__Task requirements__. Write the listing below out again exactly, dropping the images.

__Source data__.
******************************

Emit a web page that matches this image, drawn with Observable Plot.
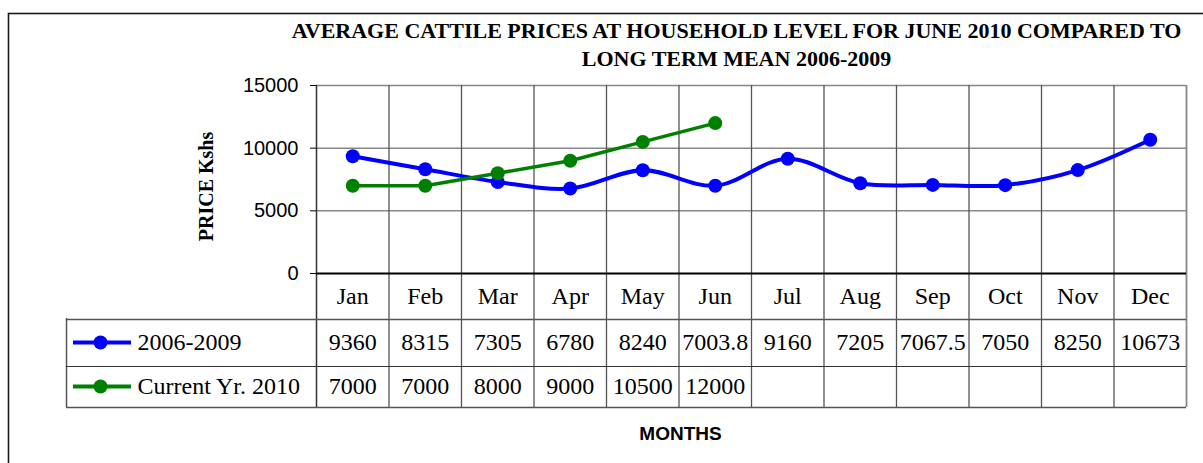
<!DOCTYPE html>
<html>
<head>
<meta charset="utf-8">
<script src="https://cdn.jsdelivr.net/npm/d3@7"></script>
<script src="https://cdn.jsdelivr.net/npm/@observablehq/plot@0.6"></script>
<style>
  html, body { margin: 0; padding: 0; background: #fff; }
  #chart svg { display: block; }
</style>
</head>
<body>
<div id="chart"></div>
<script>
// ---- data ----
const months = ["Jan", "Feb", "Mar", "Apr", "May", "Jun", "Jul", "Aug", "Sep", "Oct", "Nov", "Dec"];
const mean2006_2009 = [9360, 8315, 7305, 6780, 8240, 7003.8, 9160, 7205, 7067.5, 7050, 8250, 10673];
const current2010 = [7000, 7000, 8000, 9000, 10500, 12000];
const seriesNames = ["2006-2009", "Current Yr. 2010"];
const yTicks = [0, 5000, 10000, 15000];
const titleLines = [
  "AVERAGE CATTILE PRICES AT HOUSEHOLD LEVEL FOR JUNE 2010 COMPARED TO",
  "LONG TERM MEAN 2006-2009"
];
const yLabel = "PRICE Kshs";
const xLabel = "MONTHS";

// ---- derived tables ----
const rows = months.map((m, i) => ({i, month: m, mean: mean2006_2009[i], cur: current2010[i]}));
const curRows = rows.filter(d => d.cur != null);
const bounds = months.slice(1).map((m, i) => i + 0.5);

const BLUE = "#0000ff", GREEN = "#008000";
const serif = "Liberation Serif", sans = "Liberation Sans";

// table geometry (pixels relative to the frame bottom)
const rowMonth = 23, rowMean = 69, rowCur = 113;
const lineA = 46, lineB = 93, tableBottom = 134;
const tableLeftExtra = 250;
const mid = {lineAnchor: "middle"};

const chart = Plot.plot({
  width: 1203,
  height: 463,
  marginLeft: 316,
  marginRight: 17,
  marginTop: 85,
  marginBottom: 190,
  x: {type: "linear", domain: [-0.5, 11.5], axis: null},
  y: {domain: [0, 15000], axis: null},
  style: {background: "#fff", fontFamily: serif},
  marks: [
    // outer frame of the chart object
    Plot.frame({insetLeft: -308, insetTop: -72, insetRight: -60, insetBottom: -300, stroke: "#1a1a1a", strokeWidth: 1.6}),
    // horizontal gridlines
    Plot.ruleY(yTicks.filter(d => d > 0), {stroke: "#888", strokeWidth: 1.5}),
    // vertical gridlines through the data table
    Plot.ruleX(bounds, {stroke: "#555", strokeWidth: 1.3, insetBottom: -tableBottom}),
    // right border
    Plot.ruleX([11.5], {stroke: "#888", strokeWidth: 1.8, insetBottom: -tableBottom}),
    // left axis line
    Plot.ruleX([-0.5], {stroke: "#333", strokeWidth: 1.5, insetBottom: -tableBottom}),
    // table left edge
    Plot.ruleX([-0.5], {stroke: "#555", strokeWidth: 1.5, dx: -tableLeftExtra, insetTop: 188 + lineA - 1, insetBottom: -tableBottom}),
    // table horizontal lines
    Plot.ruleY([0], {stroke: "#555", strokeWidth: 1.5, dy: lineA, insetLeft: -tableLeftExtra}),
    Plot.ruleY([0], {stroke: "#333", strokeWidth: 1.2, dy: lineB, insetLeft: -tableLeftExtra}),
    Plot.ruleY([0], {stroke: "#555", strokeWidth: 1.5, dy: tableBottom, insetLeft: -tableLeftExtra}),
    // x axis line
    Plot.ruleY([0], {stroke: "#000", strokeWidth: 2}),
    // y axis
    Plot.axisY({ticks: yTicks, tickSize: 6, tickPadding: 12, tickFormat: d3.format("d"),
      fontSize: 20, fontFamily: sans, stroke: "#000", label: null, color: "#000"}),
    Plot.text([yLabel], {frameAnchor: "left", rotate: -90, dx: -110, dy: 7, textAnchor: "middle", ...mid,
      fontSize: 20, fontWeight: "bold", fill: "#000"}),
    // series
    Plot.line(rows, {x: "i", y: "mean", curve: "catmull-rom", stroke: BLUE, strokeWidth: 4}),
    Plot.dot(rows, {x: "i", y: "mean", r: 7, fill: BLUE}),
    Plot.line(curRows, {x: "i", y: "cur", stroke: GREEN, strokeWidth: 3.5}),
    Plot.dot(curRows, {x: "i", y: "cur", r: 7, fill: GREEN}),
    // table: month row
    Plot.text(rows, {x: "i", text: "month", frameAnchor: "bottom", dy: rowMonth, ...mid, fontSize: 24, fill: "#000"}),
    // table: values
    Plot.text(rows, {x: "i", text: d => String(d.mean), frameAnchor: "bottom", dy: rowMean, ...mid, fontSize: 24, fill: "#000"}),
    Plot.text(curRows, {x: "i", text: d => String(d.cur), frameAnchor: "bottom", dy: rowCur, ...mid, fontSize: 24, fill: "#000"}),
    // table: legend keys
    Plot.ruleY([0], {stroke: BLUE, strokeWidth: 4, dy: rowMean, insetLeft: -243, insetRight: 1055}),
    Plot.dot([0], {x: -0.5, y: 0, dx: -216, dy: rowMean, r: 7, fill: BLUE}),
    Plot.ruleY([0], {stroke: GREEN, strokeWidth: 4, dy: rowCur, insetLeft: -243, insetRight: 1055}),
    Plot.dot([0], {x: -0.5, y: 0, dx: -216, dy: rowCur, r: 7, fill: GREEN}),
    Plot.text([seriesNames[0]], {frameAnchor: "bottom-left", dx: -179, dy: rowMean, textAnchor: "start", ...mid, fontSize: 24, fill: "#000"}),
    Plot.text([seriesNames[1]], {frameAnchor: "bottom-left", dx: -179, dy: rowCur, textAnchor: "start", ...mid, fontSize: 24, fill: "#000"}),
    // x label
    Plot.text([xLabel], {frameAnchor: "bottom", dx: -71, dy: 160, ...mid, fontSize: 19, fontWeight: "bold",
      fontFamily: sans, fill: "#000"}),
    // title
    Plot.text([titleLines[0]], {frameAnchor: "top", dx: -15, dy: -55, ...mid, fontSize: 22, fontWeight: "bold", fill: "#000"}),
    Plot.text([titleLines[1]], {frameAnchor: "top", dx: -15, dy: -27, ...mid, fontSize: 22, fontWeight: "bold", fill: "#000"})
  ]
});
document.getElementById("chart").appendChild(chart);
</script>
</body>
</html>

******************************

__Written solution__.
Emit a web page that matches this image, drawn with Observable Plot.
<!DOCTYPE html>
<html>
<head>
<meta charset="utf-8">
<script src="https://cdn.jsdelivr.net/npm/d3@7"></script>
<script src="https://cdn.jsdelivr.net/npm/@observablehq/plot@0.6"></script>
<style>
  html, body { margin: 0; padding: 0; background: #fff; }
  #chart svg { display: block; }
</style>
</head>
<body>
<div id="chart"></div>
<script>
// ---- data ----
const months = ["Jan", "Feb", "Mar", "Apr", "May", "Jun", "Jul", "Aug", "Sep", "Oct", "Nov", "Dec"];
const mean2006_2009 = [9360, 8315, 7305, 6780, 8240, 7003.8, 9160, 7205, 7067.5, 7050, 8250, 10673];
const current2010 = [7000, 7000, 8000, 9000, 10500, 12000];
const seriesNames = ["2006-2009", "Current Yr. 2010"];
const yTicks = [0, 5000, 10000, 15000];
const titleLines = [
  "AVERAGE CATTILE PRICES AT HOUSEHOLD LEVEL FOR JUNE 2010 COMPARED TO",
  "LONG TERM MEAN 2006-2009"
];
const yLabel = "PRICE Kshs";
const xLabel = "MONTHS";

// ---- derived tables ----
const rows = months.map((m, i) => ({i, month: m, mean: mean2006_2009[i], cur: current2010[i]}));
const curRows = rows.filter(d => d.cur != null);
const bounds = months.slice(1).map((m, i) => i + 0.5);

const BLUE = "#0000ff", GREEN = "#008000";
const serif = "Liberation Serif", sans = "Liberation Sans";

// table geometry (pixels relative to the frame bottom)
const rowMonth = 23, rowMean = 69, rowCur = 113;
const lineA = 46, lineB = 93, tableBottom = 134;
const tableLeftExtra = 250;
const mid = {lineAnchor: "middle"};

const chart = Plot.plot({
  width: 1203,
  height: 463,
  marginLeft: 316,
  marginRight: 17,
  marginTop: 85,
  marginBottom: 190,
  x: {type: "linear", domain: [-0.5, 11.5], axis: null},
  y: {domain: [0, 15000], axis: null},
  style: {background: "#fff", fontFamily: serif},
  marks: [
    // outer frame of the chart object
    Plot.frame({insetLeft: -308, insetTop: -72, insetRight: -60, insetBottom: -300, stroke: "#1a1a1a", strokeWidth: 1.6}),
    // horizontal gridlines
    Plot.ruleY(yTicks.filter(d => d > 0), {stroke: "#888", strokeWidth: 1.5}),
    // vertical gridlines through the data table
    Plot.ruleX(bounds, {stroke: "#555", strokeWidth: 1.3, insetBottom: -tableBottom}),
    // right border
    Plot.ruleX([11.5], {stroke: "#888", strokeWidth: 1.8, insetBottom: -tableBottom}),
    // left axis line
    Plot.ruleX([-0.5], {stroke: "#333", strokeWidth: 1.5, insetBottom: -tableBottom}),
    // table left edge
    Plot.ruleX([-0.5], {stroke: "#555", strokeWidth: 1.5, dx: -tableLeftExtra, insetTop: 188 + lineA - 1, insetBottom: -tableBottom}),
    // table horizontal lines
    Plot.ruleY([0], {stroke: "#555", strokeWidth: 1.5, dy: lineA, insetLeft: -tableLeftExtra}),
    Plot.ruleY([0], {stroke: "#333", strokeWidth: 1.2, dy: lineB, insetLeft: -tableLeftExtra}),
    Plot.ruleY([0], {stroke: "#555", strokeWidth: 1.5, dy: tableBottom, insetLeft: -tableLeftExtra}),
    // x axis line
    Plot.ruleY([0], {stroke: "#000", strokeWidth: 2}),
    // y axis
    Plot.axisY({ticks: yTicks, tickSize: 6, tickPadding: 12, tickFormat: d3.format("d"),
      fontSize: 20, fontFamily: sans, stroke: "#000", label: null, color: "#000"}),
    Plot.text([yLabel], {frameAnchor: "left", rotate: -90, dx: -110, dy: 7, textAnchor: "middle", ...mid,
      fontSize: 20, fontWeight: "bold", fill: "#000"}),
    // series
    Plot.line(rows, {x: "i", y: "mean", curve: "catmull-rom", stroke: BLUE, strokeWidth: 4}),
    Plot.dot(rows, {x: "i", y: "mean", r: 7, fill: BLUE}),
    Plot.line(curRows, {x: "i", y: "cur", stroke: GREEN, strokeWidth: 3.5}),
    Plot.dot(curRows, {x: "i", y: "cur", r: 7, fill: GREEN}),
    // table: month row
    Plot.text(rows, {x: "i", text: "month", frameAnchor: "bottom", dy: rowMonth, ...mid, fontSize: 24, fill: "#000"}),
    // table: values
    Plot.text(rows, {x: "i", text: d => String(d.mean), frameAnchor: "bottom", dy: rowMean, ...mid, fontSize: 24, fill: "#000"}),
    Plot.text(curRows, {x: "i", text: d => String(d.cur), frameAnchor: "bottom", dy: rowCur, ...mid, fontSize: 24, fill: "#000"}),
    // table: legend keys
    Plot.ruleY([0], {stroke: BLUE, strokeWidth: 4, dy: rowMean, insetLeft: -243, insetRight: 1055}),
    Plot.dot([0], {x: -0.5, y: 0, dx: -216, dy: rowMean, r: 7, fill: BLUE}),
    Plot.ruleY([0], {stroke: GREEN, strokeWidth: 4, dy: rowCur, insetLeft: -243, insetRight: 1055}),
    Plot.dot([0], {x: -0.5, y: 0, dx: -216, dy: rowCur, r: 7, fill: GREEN}),
    Plot.text([seriesNames[0]], {frameAnchor: "bottom-left", dx: -179, dy: rowMean, textAnchor: "start", ...mid, fontSize: 24, fill: "#000"}),
    Plot.text([seriesNames[1]], {frameAnchor: "bottom-left", dx: -179, dy: rowCur, textAnchor: "start", ...mid, fontSize: 24, fill: "#000"}),
    // x label
    Plot.text([xLabel], {frameAnchor: "bottom", dx: -71, dy: 160, ...mid, fontSize: 19, fontWeight: "bold",
      fontFamily: sans, fill: "#000"}),
    // title
    Plot.text([titleLines[0]], {frameAnchor: "top", dx: -15, dy: -55, ...mid, fontSize: 22, fontWeight: "bold", fill: "#000"}),
    Plot.text([titleLines[1]], {frameAnchor: "top", dx: -15, dy: -27, ...mid, fontSize: 22, fontWeight: "bold", fill: "#000"})
  ]
});
document.getElementById("chart").appendChild(chart);
</script>
</body>
</html>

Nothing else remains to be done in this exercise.